Japan should reach a decision “within months” on whether to pursue a modernisation programme for its oldest Boeing/Mitsubishi F-15 combat aircraft, or replace them with a new type, a senior air force official has revealed.
Tokyo is already upgrading its youngest F-15Js to an enhanced MJ configuration and modernising its indigenous Mitsubishi F-2 fighters, and will replace its McDonnell Douglas F-4 Phantoms with 42 Lockheed Martin F-35As from 2016.
“Beyond the horizon, planners are looking at options,” says Col Koji Imaki, head of the Japan Air Self-Defence Force’s F-35A programme office. “A plan which will go public at the end of this year should provide answers to that.”
Japan’s first two F-35As will be completed at Lockheed’s Fort Worth site in Texas, with following examples to be delivered from a final assembly and check-out facility which is now being established with Mitsubishi Heavy Industries in Nagoya. Being acquired under an F-X deal, the air force’s conventional take-off and landing aircraft will equip two combat squadrons.
Any decision to replace the service’s oldest F-15s could open the door to other bidders, potentially including defeated F-X competitors Boeing and Eurofighter, which had respectively been offering their F/A-18E/F Super Hornet and Typhoon designs.

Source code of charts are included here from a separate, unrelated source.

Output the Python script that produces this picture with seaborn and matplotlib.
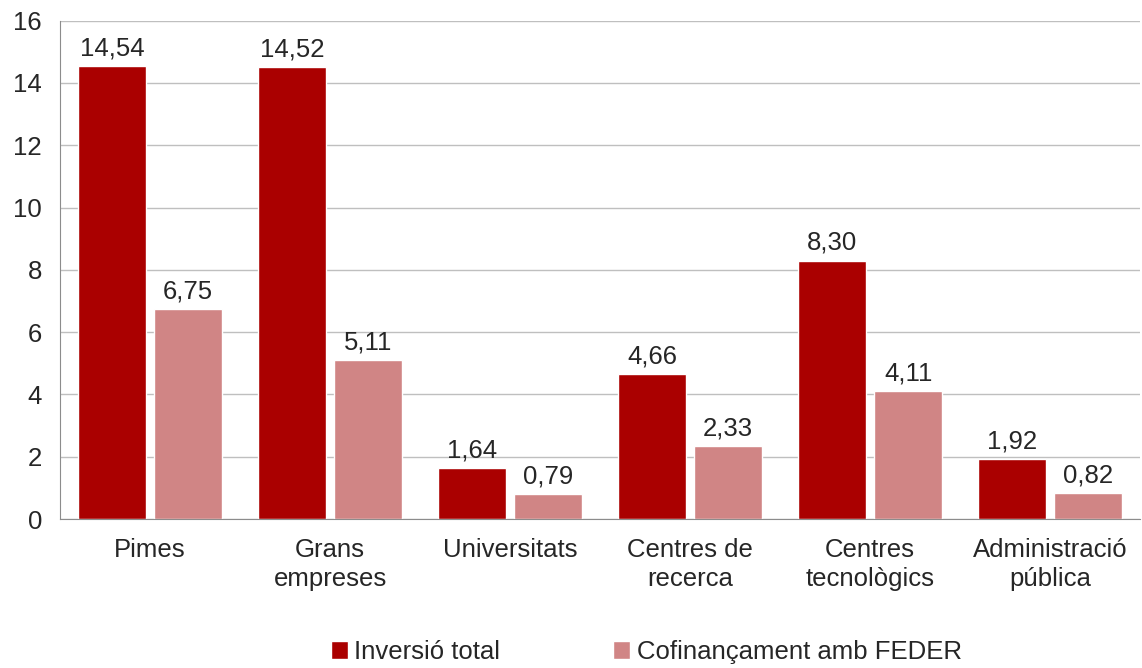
import matplotlib
matplotlib.use("Agg")
import matplotlib.pyplot as plt
import pandas as pd
import seaborn as sns

categories = ["Pimes", "Grans\nempreses", "Universitats", "Centres de\nrecerca",
              "Centres\ntecnològics", "Administració\npública"]
series_names = ["Inversió total", "Cofinançament amb FEDER"]
inversio_total = [14.54, 14.52, 1.64, 4.66, 8.30, 1.92]
cofinancament = [6.75, 5.11, 0.79, 2.33, 4.11, 0.82]
yticks = [0, 2, 4, 6, 8, 10, 12, 14, 16]

df = pd.DataFrame({
    "categoria": categories * 2,
    "serie": [series_names[0]] * len(categories) + [series_names[1]] * len(categories),
    "valor": inversio_total + cofinancament,
})

sns.set_style("white")
plt.rcParams["font.family"] = ["Liberation Sans", "DejaVu Sans"]
fs = 18.5

fig = plt.figure(figsize=(11.42, 6.68), dpi=100)
ax = fig.add_axes([0.0525, 0.223, 0.946, 0.746])

sns.barplot(data=df, x="categoria", y="valor", hue="serie",
            palette=["#AA0000", "#D08585"], width=0.844, gap=0.105,
            saturation=1, ax=ax, legend=True)

for cont in ax.containers:
    ax.bar_label(cont, labels=[f"{b.get_height():.2f}".replace(".", ",") for b in cont],
                 padding=4, fontsize=fs)

ax.set_ylim(0, 16)
ax.set_yticks(yticks)
ax.set_xlim(-0.5, len(categories) - 0.5)
ax.yaxis.grid(True, color="#BFBFBF", linewidth=1)
ax.set_axisbelow(True)
ax.set_xlabel("")
ax.set_ylabel("")
ax.tick_params(axis="both", length=0, labelsize=fs)
ax.tick_params(axis="y", pad=13)
ax.tick_params(axis="x", pad=14)
for lab in ax.get_xticklabels():
    lab.set_linespacing(1.25)
for side in ["top", "right"]:
    ax.spines[side].set_visible(False)
ax.spines["left"].set_color("#8C8C8C")
ax.spines["bottom"].set_color("#8C8C8C")

handles, labels = ax.get_legend_handles_labels()
ax.get_legend().remove()
fig.legend(handles, labels, loc="center", bbox_to_anchor=(0.566, 0.024), ncol=2,
           frameon=False, fontsize=fs, handlelength=0.65, handleheight=0.65,
           handletextpad=0.25, columnspacing=4.4)

fig.savefig("out.png", dpi=100)
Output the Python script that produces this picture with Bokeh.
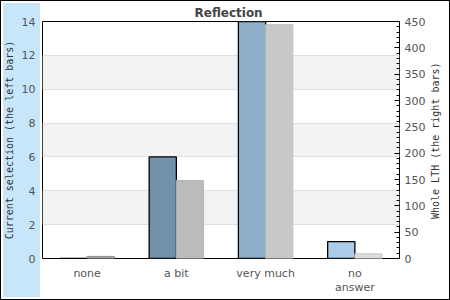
from bokeh.plotting import figure
from bokeh.models import (ColumnDataSource, FactorRange, Range1d, LinearAxis,
                          SingleIntervalTicker, FixedTicker)
from bokeh.transform import dodge
from bokeh.embed import file_html
from bokeh.resources import INLINE
import math

categories = ["none", "a bit", "very much", "no\nanswer"]
current_selection = [0, 6, 14, 1]
whole_lth = [4, 148, 444, 9]
left_colors = ["#5d7d98", "#7090ab", "#8fb0cb", "#abcde9"]
right_colors = ["#a8a8a8", "#bbbbbb", "#c8c8c8", "#dddddd"]
right_lines = ["#8c8c8c", "#b5b5b5", "#c0c0c0", "#c8c8c8"]
left_title = "Current selection (the left bars)"
right_title = "Whole LTH (the right bars)"

src = ColumnDataSource(dict(cat=categories, cur=current_selection, whole=whole_lth,
                            lc=left_colors, rc=right_colors, rl=right_lines))

p = figure(width=450, height=300, x_range=FactorRange(*categories),
           y_range=Range1d(0, 14), output_backend="svg", toolbar_location=None,
           min_border_left=40, min_border_right=51, min_border_top=21,
           min_border_bottom=42)
p.extra_y_ranges = {"right": Range1d(0, 450)}

# page-level look: white card, blue band on the left, thin black border
p.styles = {
    "background": "linear-gradient(#c8e6fa, #c8e6fa) 3px 3px / 37px 294px no-repeat, #ffffff",
    "box-shadow": "inset 0 0 0 1px #000000",
}
p.border_fill_color = None
p.border_fill_alpha = 0

p.title.text = "Reflection"
p.title.text_font = "DejaVu Sans"
p.title.text_font_size = "12px"
p.title.text_font_style = "bold"
p.title.text_color = "#444444"
p.title.align = "left"
p.title.offset = 152
p.title.standoff = 4

p.background_fill_color = "white"
p.outline_line_color = "black"
p.outline_line_width = 1

# bars
p.vbar(x=dodge("cat", -0.1525, range=p.x_range), top="cur", width=0.305, source=src,
       fill_color="lc", line_color="black", line_width=1.3)
p.vbar(x=dodge("cat", 0.1525, range=p.x_range), top="whole", width=0.305, source=src,
       fill_color="rc", line_color="rl", line_width=1, y_range_name="right")

# grid
p.xgrid.grid_line_color = None
p.ygrid.ticker = SingleIntervalTicker(interval=2)
p.ygrid.grid_line_color = "#e0e0e0"
p.ygrid.band_fill_color = "#f3f3f3"
p.ygrid.band_fill_alpha = 1

# left axis
ya = p.yaxis[0]
ya.ticker = SingleIntervalTicker(interval=2)
ya.axis_line_color = None
ya.major_tick_line_color = None
ya.minor_tick_line_color = None
ya.major_tick_in = 0
ya.major_tick_out = 0
ya.minor_tick_in = 0
ya.minor_tick_out = 0
ya.major_label_standoff = 7
ya.major_label_text_font = "DejaVu Sans"
ya.major_label_text_font_size = "11px"
ya.major_label_text_color = "#555555"
ya.axis_label = left_title
ya.axis_label_text_font = "DejaVu Sans Mono"
ya.axis_label_text_font_size = "10px"
ya.axis_label_text_font_style = "normal"
ya.axis_label_text_color = "#333333"
ya.axis_label_standoff = 4

# right axis (ticks and numbers)
ra = LinearAxis(y_range_name="right",
                ticker=SingleIntervalTicker(interval=50, num_minor_ticks=5))
ra.axis_line_color = None
ra.major_tick_in = 5
ra.major_tick_out = 0
ra.minor_tick_in = 3
ra.minor_tick_out = 0
ra.major_tick_line_color = "black"
ra.minor_tick_line_color = "black"
ra.major_label_standoff = 5
ra.major_label_text_font = "DejaVu Sans"
ra.major_label_text_font_size = "11px"
ra.major_label_text_color = "#555555"
p.add_layout(ra, "right")

# right axis title: one rotated label, reading bottom to top, starting low
start = 75
rt = LinearAxis(y_range_name="right", ticker=FixedTicker(ticks=[start]))
rt.major_label_overrides = {start: right_title}
rt.major_label_orientation = math.pi / 2
rt.axis_line_color = None
rt.major_tick_line_color = None
rt.minor_tick_line_color = None
rt.major_tick_in = 0
rt.major_tick_out = 0
rt.minor_tick_in = 0
rt.minor_tick_out = 0
rt.major_label_standoff = 7
rt.major_label_text_font = "DejaVu Sans Mono"
rt.major_label_text_font_size = "10px"
rt.major_label_text_color = "#333333"
p.add_layout(rt, "right")

# bottom axis
xa = p.xaxis[0]
xa.axis_line_color = None
xa.major_tick_line_color = None
xa.minor_tick_line_color = None
xa.major_tick_in = 0
xa.major_tick_out = 0
xa.major_label_standoff = 8
xa.major_label_text_font = "DejaVu Sans"
xa.major_label_text_font_size = "11px"
xa.major_label_text_color = "#555555"
xa.major_label_text_line_height = 1.1

open("out.html", "w").write(file_html(p, INLINE))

Meanwhile, 13 of the 18 F-2 fighters and trainers that were extensively damaged during a post-earthquake tsunami in early 2011 are now being repaired, for eventual return to service. Japan developed the type from Lockheed’s F-16, and acquired 94 examples, which Imaki says had an average unit cost of $120 million. “There was a downside in cost, due to the small offtake,” he told IQPC's International Fighter conference in London on 13 November.